Just think of your point that they are using residential IP addresses. How do they get these addresses?

You can ping all of the ipv4 addresses in under an hour. If all you're looking for is publicly available words written by people, you only have to poke port 80 and then suddenly you have practically every possible small self-hosted website out there.

[–] dudeami0@lemmy.dudeami.win 2 points 13 hours ago* (last edited 13 hours ago)

When I say residential IP addresses, I mostly mean proxies using residential IPs, which allow scrappers to mask themselves as organic traffic.

Edit: Your point stands on there are a lot of services without these protections in place, but a lot of services are protective against scrapping.
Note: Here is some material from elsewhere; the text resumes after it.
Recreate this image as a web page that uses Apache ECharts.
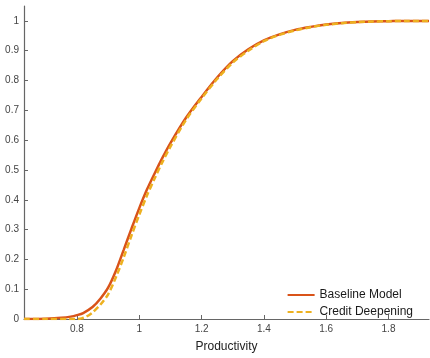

[–] ctag@lemmy.sdf.org 1 points 20 hours ago

Thank you for the detailed response. It's disheartening to consider the traffic is coming from 'real' browsers/IPs, but that actually makes a lot of sense.

I'm coming at this from the angle of AI bots ingesting a website over and over to obsessively look for new content.

My understanding is there are two reasons to try blocking this: to protect bandwidth from aggressive crawling, or to protect the page contents from AI ingestion. I think the former is doable, and the latter is an unwinnable task. My personal reason is because I'm an AI curmudgeon, I'd rather spend CPU resources blocking bots than serving any content to them.